[lbo-talk] Re: lbo, a den of right-wingers?

BklynMagus magcomm at ix.netcom.com
Wed Aug 31 09:01:11 PDT 2005


Dear List:

Chuck G writes:


> My current hope is that by unravelling the underlying
philosophy, its flaws, and its social and psychological processes, that somewhere at least a better insight on how to change will fall out.

There is also the hope that the increasing gap of negative dissonance between reality as experienced and reality as related in official words and actions will finally create a chasm wide and deep enough to be noticed.


> If you want to really persuade people through the arts,
you have to make the art stunning. What makes it stunning could be beauty, horror, violence, ugliness, grace, lyricism --- anything as long as it has strong psychological impact --- the exact opposite of Brecht's theory.

But the danger of creating stunning art was neatly summarized by Dewey who warned against allowing art to become the "beauty parlor of civilization."

As for psychological impact -- that is the LAST thing great art needs. The craving for psychological art started at the turn of the century with Uncle Sigmund and the rising white middle class which wanted to see themselves depicted and validated on stage. Eugene O'Neill rose to fame on his ability to create "believable" psychological portraits on stage which complimented bourgeois tastes in two ways:

1) They could view themselves as "complex" psychological beings through identification with the characters they were being presented with.

2) The audience's ability to understand these characters reflects well on their capacity to understand psychological depth and nuance, indicating a high degree of sophistication and intelligence on their part.


> The audience doesn't have to identify with a character or
condition, as long as their aesthetic registers are pinned on Full.

This is not clear to me. Can you elaborate please.


> In my mythological world the Right is completely incapable
of creating beauty, especially dangerous and sensual beauty.

Beauty can arise anywhere, anytime. We must never confuse the art product with the art experience. There is no permanent, Platonic ideal of "beauty" against which art products can be measured. In fact, the same art product may at different points in a person's life produce an aesthetic experience at one time and not at another.


> Displays of sensuality and disturbing beauty make the Right
crazy. They make fools of themselves denouncing it.

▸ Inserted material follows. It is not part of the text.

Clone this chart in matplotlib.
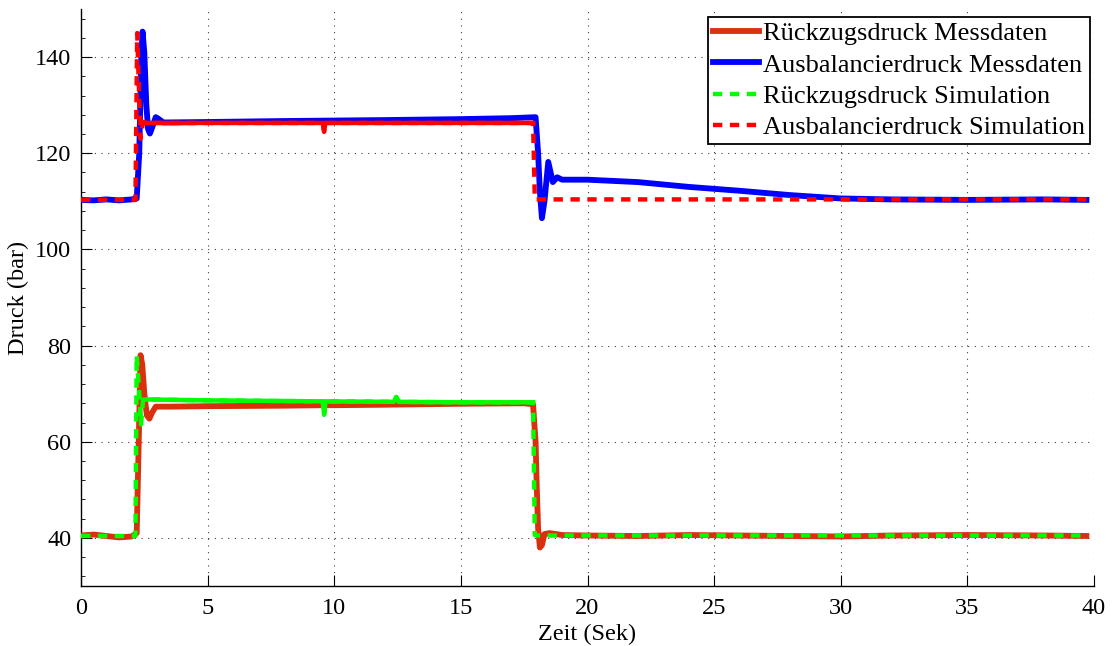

Mapplethorpe can also be seen as an imperialist image maker, exploiting the black male body and, therefore, disturbing to the Left.


> If you can't persuade people through facts, you can at least
destroy the creditability of the Right and its bogus value schemes through the arts of ridicule, mockery, satire, and farce.

But don't these aesthetic styles play best to those who already agree with you? We are a long way removed from the age of Dean Swift when he could state without irony that the purpose of his writing was "to mend the world." We have had the sad intervention of Romanticism and its individualistic and dreary aesthetic dogmas.


> After enough mockery and derision, evidentially the foolishness
of the Rightwing is laid bare.

All well and good. But what I do not see is a strategy that moves from this denuding of rightwing idiocy to an understanding among a majority of the American citizenry to the ultimate goal of decisive action.